◆ **Exercise objective**
Copy the lines of the data below exactly, starting at the first and stopping after the line that contains "from datetime import datetime, timedelta"; include no pictures.

◆ **Available data**
----------------

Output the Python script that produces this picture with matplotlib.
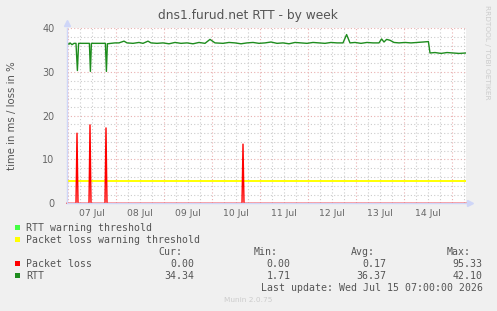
"""Munin style 'RTT - by week' graph for dns1.furud.net, redrawn with matplotlib."""

from datetime import datetime, timedelta

import matplotlib
matplotlib.use("Agg")
import matplotlib.pyplot as plt
import matplotlib.dates as mdates
from matplotlib.patches import Rectangle

# ---- data (hours after the graph start) ----
start = datetime(2026, 7, 6, 23, 30)
end = datetime(2026, 7, 15, 7, 0)

rtt_hours = [0, 1, 1.5, 2.5, 3.5, 4.5, 5.2, 5.8, 8, 11.2, 11.7, 12.2, 15, 17,
             19.2, 19.7, 20.2, 22, 24, 26, 28.5, 30, 33, 36, 38, 40.5, 42, 45,
             48, 51, 54, 57, 60, 63, 66, 69, 71.5, 74, 78, 81, 84, 87, 90, 93,
             96, 99, 102, 105, 108, 111, 114, 117, 120, 123, 126, 129, 132, 135,
             138, 139.8, 141.5, 144, 147, 150, 153, 156, 157.3, 158.5, 159.8,
             161.5, 163.5, 166, 169, 172, 175, 178, 180.7, 181.5, 184, 187, 190,
             193, 196, 199.5]
rtt_vals = [36.5, 36.3, 36.6, 36.2, 36.5, 36.5, 30.3, 36.5, 36.5, 36.5, 30.1,
            36.5, 36.5, 36.5, 36.5, 30.1, 36.4, 36.5, 36.6, 36.6, 37.0, 36.6,
            36.5, 36.7, 36.5, 37.0, 36.6, 36.5, 36.6, 36.4, 36.7, 36.5, 36.6,
            36.4, 36.7, 36.5, 37.4, 36.6, 36.5, 36.7, 36.6, 36.4, 36.6, 36.7,
            36.5, 36.6, 36.8, 36.5, 36.6, 36.4, 36.7, 36.6, 36.5, 36.7, 36.6,
            36.5, 36.7, 36.6, 36.6, 38.5, 36.6, 36.7, 36.5, 36.7, 36.6, 36.6,
            37.5, 36.8, 37.4, 37.2, 36.7, 36.6, 36.7, 36.6, 36.7, 36.8, 36.9,
            34.3, 34.4, 34.2, 34.4, 34.3, 34.2, 34.3]

loss_hours = [0, 4.5, 5.0, 5.5, 11.0, 11.5, 12.0, 19.0, 19.5, 20.0,
              87.5, 88.0, 88.5, 199.5]
loss_vals = [0, 0, 16.0, 0, 0, 17.9, 0, 0, 17.2, 0, 0, 13.5, 0, 0]

loss_warning = 5.0

day_labels = ["07 Jul", "08 Jul", "09 Jul", "10 Jul", "11 Jul", "12 Jul", "13 Jul", "14 Jul"]

legend_names = ["RTT warning threshold", "Packet loss warning threshold", "Packet loss", "RTT"]
legend_colors = ["#44ff44", "#ffff00", "#ff0000", "#1e8c1e"]
stat_cur = ["0.00", "34.34"]
stat_min = ["0.00", "1.71"]
stat_avg = ["0.17", "36.37"]
stat_max = ["95.33", "42.10"]

W, H = 497, 311
BG = "#f0f0f0"
FONT = "#666666"
AXIS = "#cfd6f8"


def fx(px):
    return px / W


def fy(py):
    return 1 - py / H


def hours_to_dates(hours):
    return [start + timedelta(hours=h) for h in hours]


fig = plt.figure(figsize=(W / 100, H / 100), dpi=100, facecolor=BG)
ax = fig.add_axes([fx(67), fy(203.3), fx(466) - fx(67), fy(28) - fy(203.3)])
ax.set_facecolor("white")

ax.set_xlim(start, end)
ax.set_ylim(0, 40)

# grid: minor every 6h / 2 units, major on midnights / 10 units
ax.xaxis.set_major_locator(mdates.DayLocator())
ax.xaxis.set_minor_locator(mdates.HourLocator(byhour=[6, 12, 18]))
ax.yaxis.set_major_locator(plt.MultipleLocator(10))
ax.yaxis.set_minor_locator(plt.MultipleLocator(2))
ax.grid(which="minor", color="#cccccc", linestyle=(0, (1, 2)), linewidth=0.8)
ax.grid(which="major", color="#e9b0b0", linestyle=(0, (1, 2)), linewidth=0.8)
ax.set_axisbelow(True)
ax.tick_params(which="both", length=0)
ax.set_xticklabels([])
ax.tick_params(axis="y", labelsize=6.9, labelcolor=FONT, pad=9)

# day labels centred at noon
for i, lab in enumerate(day_labels):
    noon = datetime(2026, 7, 7 + i, 12, 0)
    ax.text(noon, -1.2, lab, ha="center", va="top", fontsize=6.7, color=FONT, clip_on=False)

for side in ("top", "right"):
    ax.spines[side].set_visible(False)
for side in ("left", "bottom"):
    ax.spines[side].set_color(AXIS)
    ax.spines[side].set_linewidth(1)

# axis arrows
ax.plot([0], [1.03], marker="^", color=AXIS, markersize=4, transform=ax.transAxes, clip_on=False)
ax.plot([1.01], [0], marker=">", color=AXIS, markersize=4, transform=ax.transAxes, clip_on=False)

# series
ax.axhline(loss_warning, color="#ffff00", linewidth=1.4)
ax.plot(hours_to_dates(loss_hours), loss_vals, color="#ff0000", linewidth=1, clip_on=False)
ax.plot(hours_to_dates(rtt_hours), rtt_vals, color="#1e8c1e", linewidth=1)

# titles
fig.text(fx(248), fy(16), "dns1.furud.net RTT - by week", ha="center", va="center",
         fontsize=8.8, color="#555555")
fig.text(fx(12), fy(116), "time in ms / loss in %", ha="center", va="center",
         rotation=90, fontsize=7.3, color="#555555")
fig.text(fx(487), fy(5), "RRDTOOL / TOBI OETIKER", ha="center", va="top",
         rotation=270, fontsize=5.3, color="#cccccc")
fig.text(fx(248), fy(300), "Munin 2.0.75", ha="center", va="center",
         fontsize=5.3, color="#cccccc")

# legend
mono = dict(family="DejaVu Sans Mono", fontsize=7.1, color="#555555", va="center")
rows_y = [227.7, 239.7, 263.7, 275.7]
for name, col, y in zip(legend_names, legend_colors, rows_y):
    fig.patches.append(Rectangle((fx(14.5), fy(y + 2.5)), 5 / W, 5 / H, transform=fig.transFigure,
                                 facecolor=col, edgecolor="none"))
    fig.text(fx(26), fy(y), name, ha="left", **mono)

header_y = 251.7
for lab, xr in zip(["Cur:", "Min:", "Avg:", "Max:"], [182, 278, 374.5, 470.5]):
    fig.text(fx(xr), fy(header_y), lab, ha="right", **mono)
for col_vals, xr in zip([stat_cur, stat_min, stat_avg, stat_max], [194, 290.7, 386.7, 482.7]):
    for v, y in zip(col_vals, rows_y[2:]):
        fig.text(fx(xr), fy(y), v, ha="right", **mono)
fig.text(fx(482.7), fy(287.7), "Last update: Wed Jul 15 07:00:00 2026", ha="right", **mono)

fig.savefig("out.png", dpi=100, facecolor=BG)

----------------

◆ **Output for this exercise**
Output the Python script that produces this picture with matplotlib.
"""Munin style 'RTT - by week' graph for dns1.furud.net, redrawn with matplotlib."""

from datetime import datetime, timedelta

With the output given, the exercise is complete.